May and EU leaders are meeting for a summit in mid-October. The European Union has previously called that meeting “the moment of truth” for Brexit negotiations.
This was originally seen as the last chance for the two sides to make a deal, but experts I spoke to are not overly optimistic that there will be a breakthrough — and now there’s another special summit already scheduled for November.
But progress might still be possible in October. At the Conservative Party conference last week, May didn’t explicitly refer to her Chequers plan by name when she made her pitch to the party. That has some, including Michel Barnier, the EU’s chief negotiator, reportedly thinking she might have finally realized her Chequers plan is unworkable.

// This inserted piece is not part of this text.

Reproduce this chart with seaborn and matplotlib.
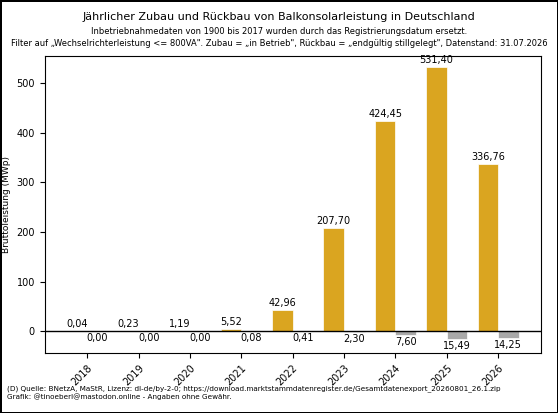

Either way, the UK and EU are speeding toward the March 29, 2019, deadline. Barnier has said that the EU and UK are 80 percent agreed on a withdrawal deal that could potentially include a transition period until December 31, 2020, during which the UK would remain part of the customs union and regulatory area while the two sides work out the nitty-gritty details on the future EU-UK relationship.
If the rest of the withdrawal agreement doesn’t happen, then “the longer-term transition period where all the other details would work out wouldn’t go into place,” Spencer Boyer, a senior fellow with the Penn Biden Center for Diplomacy and Global Engagement, tells me.
Then you have a no-deal Brexit. It’s the one outcome nobody wants — and the one everyone may end up getting.